Quaternions: what and why?

To fully understand about Quaternions, you should first understand what Complex Numbers are. I’ll explain what a Quaternion is in a general matter first, and then explain it’s basics.

What is it?

A Quaternion represents a rotation of a point in 3D space around an axis. That’s it.

The name Quaternion has it’s name because it’s formed by 4 values (quadruple). Don’t worry why it uses 4 values now. Just know that each of the values need to be build using sin/cos to actually means anything.

If you have a point in space, and you want to rotate it around any axis, you can use a Quaternion to do so. You can use other techniques, if you want too. Quaternions are just another option. Depending on your problem, it might better suit your solution.

Why use it?

In 3D programming, if you want to rotate something (like a camera around the character), you can do it using:

Each of them, have pros and cos. I’ll list some advantages of each:

##Quaternions

  • Easy to interpolate between quaternions - It’s usefull for animations or camera movements. You can say: interpolate all values from rotation A to rotationB easily (see SLERP or LERP, for interpolation functions)
  • Less rounding effects - Quaternions suffer way less data loss then matrixes. As you keep stacking data on matrixes, some data might lose precision.
  • No gimbal-lock issue (like Euler Angles does)
  • Ocupy less memory then Matrixes - It’s 4 numbers, instead of 16 for a 4x4 matrix.

This is how you rotate 90° on X axis using Quaternions:

#define GLM_FORCE_RADIANS
#include <glm/glm.hpp>
#include <glm/ext.hpp>
#define PI 3.14f

float angle = PI/2;
quaternion = glm::quat( glm::vec3(angle, 0 ,0) );
glm::mat4 rotationMatrix = glm::toMat4(quaternion);

Or:

#define GLM_FORCE_RADIANS
#include <glm/glm.hpp>
#include <glm/ext.hpp>
#define PI 3.14f

float angle = PI/2.f;
glm::vec3 axis(1, 0, 0);
quaternion = glm::angleAxis(angle, axis);
glm::mat4 rotationMatrix = glm::toMat4(quaternion);

##Matrixes

  • Speed - You can stack movements (like translation and scale) in a single matrix and in a single operation, apply it to you 3D object.
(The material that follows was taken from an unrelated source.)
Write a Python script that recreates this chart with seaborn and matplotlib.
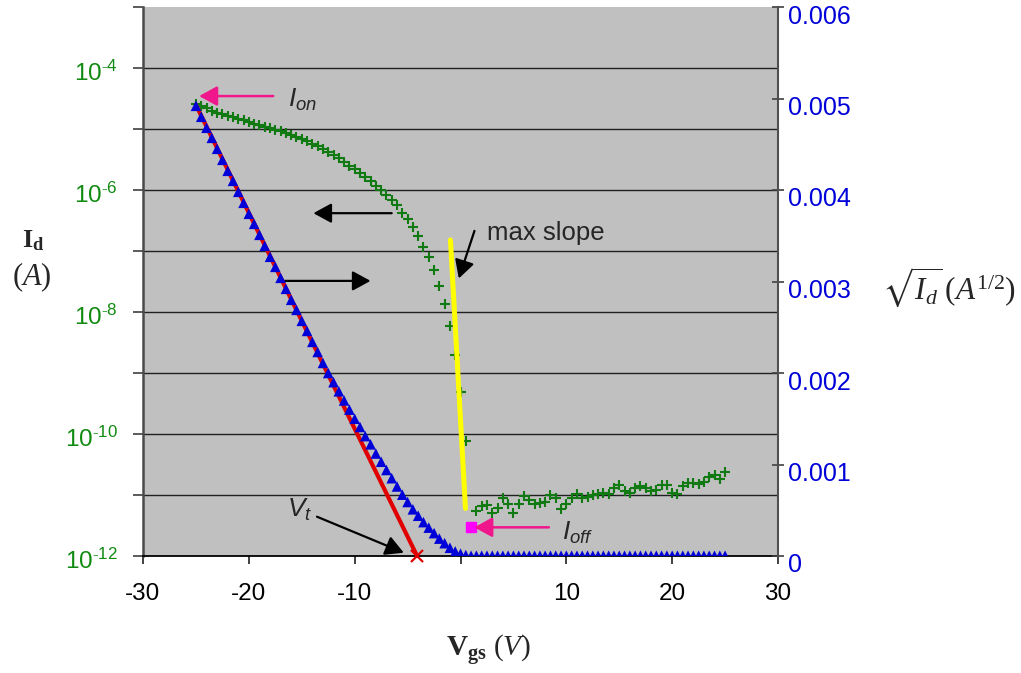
import numpy as np
import pandas as pd
import matplotlib
matplotlib.use('Agg')
import matplotlib.pyplot as plt
from matplotlib.ticker import NullLocator
from matplotlib.transforms import ScaledTranslation
import seaborn as sns

# gate voltage sweep (V)
vgs = [-25.0, -24.5, -24.0, -23.5, -23.0, -22.5, -22.0, -21.5, -21.0, -20.5,
       -20.0, -19.5, -19.0, -18.5, -18.0, -17.5, -17.0, -16.5, -16.0, -15.5,
       -15.0, -14.5, -14.0, -13.5, -13.0, -12.5, -12.0, -11.5, -11.0, -10.5,
       -10.0, -9.5, -9.0, -8.5, -8.0, -7.5, -7.0, -6.5, -6.0, -5.5,
       -5.0, -4.5, -4.0, -3.5, -3.0, -2.5, -2.0, -1.5, -1.0, -0.5,
       0.0, 0.5, 1.0, 1.5, 2.0, 2.5, 3.0, 3.5, 4.0, 4.5,
       5.0, 5.5, 6.0, 6.5, 7.0, 7.5, 8.0, 8.5, 9.0, 9.5,
       10.0, 10.5, 11.0, 11.5, 12.0, 12.5, 13.0, 13.5, 14.0, 14.5,
       15.0, 15.5, 16.0, 16.5, 17.0, 17.5, 18.0, 18.5, 19.0, 19.5,
       20.0, 20.5, 21.0, 21.5, 22.0, 22.5, 23.0, 23.5, 24.0, 24.5,
       25.0]

# log10 of drain current (A)
id_log10 = [-4.59, -4.63, -4.66, -4.70, -4.73, -4.76, -4.79, -4.81, -4.84, -4.86,
            -4.88, -4.91, -4.93, -4.96, -4.98, -5.01, -5.04, -5.07, -5.10, -5.13,
            -5.16, -5.20, -5.24, -5.28, -5.33, -5.38, -5.43, -5.48, -5.54, -5.60,
            -5.66, -5.72, -5.79, -5.86, -5.93, -6.00, -6.08, -6.16, -6.25, -6.37,
            -6.48, -6.60, -6.75, -6.93, -7.10, -7.31, -7.57, -7.87, -8.23, -8.70,
            -9.31, -10.11, -11.52, -11.27, -11.18, -11.16, -11.30, -11.22, -11.05, -11.14,
            -11.29, -11.14, -11.02, -11.09, -11.14, -11.13, -11.11, -11.00, -11.05, -11.23,
            -11.14, -11.05, -10.98, -11.05, -11.03, -11.00, -10.98, -10.97, -10.98, -10.89,
            -10.84, -10.93, -10.96, -10.89, -10.86, -10.89, -10.93, -10.91, -10.84, -10.84,
            -10.96, -10.98, -10.86, -10.80, -10.80, -10.82, -10.78, -10.70, -10.67, -10.74,
            -10.63]

# sqrt(Id) in units of 1e-3 A^1/2
sqrt_id_milli = [4.92, 4.80, 4.68, 4.57, 4.45, 4.33, 4.21, 4.10, 3.98, 3.86,
                 3.74, 3.63, 3.51, 3.39, 3.27, 3.16, 3.04, 2.92, 2.80, 2.69,
                 2.57, 2.46, 2.34, 2.23, 2.11, 2.00, 1.90, 1.80, 1.70, 1.60,
                 1.50, 1.41, 1.31, 1.22, 1.12, 1.03, 0.94, 0.85, 0.76, 0.67,
                 0.59, 0.51, 0.44, 0.37, 0.31, 0.25, 0.19, 0.14, 0.09, 0.05,
                 0.025, 0.010, 0.002, 0.003, 0.003, 0.003, 0.003, 0.003, 0.003, 0.003,
                 0.003, 0.003, 0.003, 0.003, 0.003, 0.003, 0.003, 0.003, 0.003, 0.003,
                 0.003, 0.003, 0.003, 0.003, 0.003, 0.003, 0.003, 0.003, 0.003, 0.003,
                 0.003, 0.003, 0.003, 0.003, 0.003, 0.003, 0.003, 0.003, 0.003, 0.003,
                 0.003, 0.003, 0.003, 0.003, 0.003, 0.003, 0.003, 0.003, 0.003, 0.003,
                 0.003]

# linear fit of sqrt(Id) -> threshold voltage
fit_vgs = [-25.0, -4.1]
fit_sqrt_milli = [4.93, 0.0]

# max subthreshold slope line (log axis)
slope_vgs = [-0.95, 0.47]
slope_log10 = [-6.82, -11.22]

x_ticks = [-30, -20, -10, 0, 10, 20, 30]
x_tick_labels = ['-30', '-20', '-10', '', '10', '20', '30']
left_exps = [-12, -11, -10, -9, -8, -7, -6, -5, -4, -3]
right_ticks_milli = [0, 1, 2, 3, 4, 5, 6]
right_tick_labels = ['0', '0.001', '0.002', '0.003', '0.004', '0.005', '0.006']

GREEN = '#127a12'
GREEN_TXT = '#108a10'
BLUE = '#0000d8'
PINK = '#f0168c'

sns.set_theme(style='ticks')
plt.rcParams['font.family'] = ['Liberation Sans', 'DejaVu Sans']
plt.rcParams['axes.unicode_minus'] = False
plt.rcParams['mathtext.fontset'] = 'custom'
plt.rcParams['mathtext.rm'] = 'Liberation Serif'
plt.rcParams['mathtext.it'] = 'Liberation Serif:italic'
plt.rcParams['mathtext.bf'] = 'Liberation Serif:bold'
plt.rcParams['mathtext.sf'] = 'Liberation Sans:italic'
plt.rcParams['mathtext.fallback'] = 'stix'

df = pd.DataFrame({
    'vgs': vgs,
    'id': 10.0 ** np.array(id_log10),
    'sqrt_id': np.array(sqrt_id_milli) * 1e-3,
})
fit_df = pd.DataFrame({'vgs': fit_vgs, 'sqrt_id': np.array(fit_sqrt_milli) * 1e-3})
slope_df = pd.DataFrame({'vgs': slope_vgs, 'id': 10.0 ** np.array(slope_log10)})

W, H = 1021, 673
fig = plt.figure(figsize=(W / 100, H / 100), dpi=100)
fig.patch.set_facecolor('white')
ax = fig.add_axes([143 / W, 1 - 556 / H, (778 - 143) / W, (556 - 7) / H])
ax.set_facecolor('#c0c0c0')

# left axis: Id on log scale
ax.set_yscale('log')
ax.set_ylim(1e-12, 1e-3)
ax.set_xlim(-30, 30)
sns.scatterplot(data=df, x='vgs', y='id', ax=ax, marker='+', s=45,
                color=GREEN, linewidth=1.5, zorder=3, legend=False)
sns.lineplot(data=slope_df, x='vgs', y='id', ax=ax, color='#ffff00',
             linewidth=3.6, zorder=4, legend=False)
ioff = int(np.argmin(id_log10))
ax.plot(vgs[ioff], 10.0 ** id_log10[ioff], marker='s', ms=6.5, color='#ff00ff',
        mec='#ff00ff', zorder=5)

ax.set_yticks([10.0 ** e for e in left_exps])
ax.set_yticklabels([r'$\mathdefault{10^{\text{-}%d}}$' % (-e) if (e % 2 == 0 and e <= -4) else ''
                    for e in left_exps])
ax.yaxis.set_minor_locator(NullLocator())
ax.set_xticks(x_ticks)
ax.set_xticklabels(x_tick_labels)
ax.tick_params(axis='y', direction='out', length=7, width=1.2, color='#404040',
               labelsize=17.5, labelcolor=GREEN_TXT, pad=11)
ax.tick_params(axis='x', direction='out', length=5.5, width=1.2, color='#202020',
               labelsize=17.5, labelcolor='black', pad=14)
for lab in ax.get_yticklabels():
    lab.set_transform(lab.get_transform() + ScaledTranslation(0, -0.03, fig.dpi_scale_trans))
ax.grid(axis='y', which='major', color='#202020', linewidth=1.0)
ax.grid(axis='x', visible=False)
gl = ax.yaxis.get_gridlines()
gl[0].set_visible(False)
gl[-1].set_visible(False)
ax.set_xlabel('')
ax.set_ylabel('')
ax.spines['top'].set_visible(False)
ax.spines['right'].set_visible(False)
ax.spines['left'].set_color('#4a4a4a')
ax.spines['left'].set_linewidth(1.8)
ax.spines['bottom'].set_color('black')
ax.spines['bottom'].set_linewidth(1.3)

# right axis: sqrt(Id) linear
ax2 = ax.twinx()
ax2.set_ylim(0, 0.006)
sns.lineplot(data=fit_df, x='vgs', y='sqrt_id', ax=ax2, color='#e00000',
             linewidth=3.0, zorder=2, legend=False)
sns.scatterplot(data=df, x='vgs', y='sqrt_id', ax=ax2, marker='^', s=58,
                color=BLUE, edgecolor='none', zorder=3, legend=False)
ax2.plot(fit_vgs[-1], fit_sqrt_milli[-1] * 1e-3, marker='x', ms=8, mew=1.6,
         color='#e00000', zorder=4, clip_on=False)
ax2.set_yticks(np.array(right_ticks_milli) * 1e-3)
ax2.set_yticklabels(right_tick_labels)
ax2.tick_params(axis='y', direction='inout', length=9, width=1.2, color='#404040',
                labelsize=18, labelcolor=BLUE, pad=3)
for lab in ax2.get_yticklabels():
    lab.set_transform(lab.get_transform() + ScaledTranslation(0, -0.07, fig.dpi_scale_trans))
ax2.set_ylabel('')
ax2.set_xlabel('')
ax2.grid(False)
for s in ['top', 'left', 'bottom']:
    ax2.spines[s].set_visible(False)
ax2.spines['right'].set_color('#505050')
ax2.spines['right'].set_linewidth(1.5)

# annotations
def arrow(a, xy, xytext, color, lw=1.6):
    a.annotate('', xy=xy, xytext=xytext,
               arrowprops=dict(arrowstyle='-|>,head_length=0.55,head_width=0.3',
                               color=color, lw=lw, shrinkA=0, shrinkB=0,
                               mutation_scale=20), zorder=6)

arrow(ax, (-24.7, 10 ** -4.46), (-17.7, 10 ** -4.46), PINK, lw=1.8)
ax.text(-16.3, 10 ** -4.52, r'$\mathsf{I_{on}}$', fontsize=19, ha='left', va='center')

arrow(ax, (1.3, 10 ** -11.53), (8.35, 10 ** -11.53), PINK, lw=1.8)
ax.text(9.6, 10 ** -11.62, r'$\mathsf{I_{off}}$', fontsize=19, ha='left', va='center')

arrow(ax, (-13.9, 10 ** -6.38), (-6.5, 10 ** -6.38), 'black')
arrow(ax, (-8.5, 10 ** -7.49), (-16.6, 10 ** -7.49), 'black')

arrow(ax, (-0.16, 10 ** -7.45), (1.32, 10 ** -6.67), 'black')
ax.text(2.46, 10 ** -6.70, 'max slope', fontsize=18.5, ha='left', va='center')

arrow(ax, (-5.36, 10 ** -11.946), (-13.56, 10 ** -11.356), 'black')
ax.text(-14.0, 10 ** -11.25, r'$\mathsf{V_t}$', fontsize=19, ha='right', va='center')

# axis titles
fig.text(33 / W, 1 - 241 / H, r'$\mathbf{I_d}$', fontsize=19, ha='center', va='center')
fig.text(31.5 / W, 1 - 277 / H, r'$(A)$', fontsize=22, ha='center', va='center')
fig.text(489 / W, 1 - 651 / H, r'$\mathbf{V_{gs}}\ (V)$', fontsize=21,
         ha='center', va='center')
fig.text(882 / W, 1 - 287 / H, r'$\sqrt{I_d}\,(A^{1/2})$', fontsize=22.5,
         ha='left', va='center')

fig.savefig('out.png', dpi=100, facecolor='white')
For Quaternions, you need to translate it to a 4x4 matrix first.

This is how you rotate 90° on X axis using Matrix:

#define GLM_FORCE_RADIANS
#include <glm/glm.hpp>
#include <glm/ext.hpp>
#define PI 3.14f

glm::mat4 unitMatrix(1.f);
glm::mat4 rotationMatrix = glm::rotate(unitMatrix, PI/2.f, glm::vec3(1, 0, 0));

##Euler Angles

  • Easier to read - It’s more human readable. You basically say the angles in each axis you want to rotate.

This is how you rotate 90° on X axis using Euler Angles:

#define GLM_FORCE_RADIANS
#include <glm/glm.hpp>
#include <glm/ext.hpp>
#define PI 3.14f

glm::mat4 rotationMatrix = glm::eulerAngleYXZ(0.f, PI/2.f, 0.f);

Or use this:

#define GLM_FORCE_RADIANS
#include <glm/glm.hpp>
#include <glm/ext.hpp>
#define PI 3.14f

glm::mat4 rotationMatrix = glm::yawPitchRoll(0.f, PI/2.f, 0.f);

Observations:

  • I’m using GLM_FORCE_RADIANS in the examples because the use of degrees is deprecated._
  • I’m adding <glm/ext.hpp> for simplification purposes.
  • The end result should always be matrixes, as this is what your video card will read.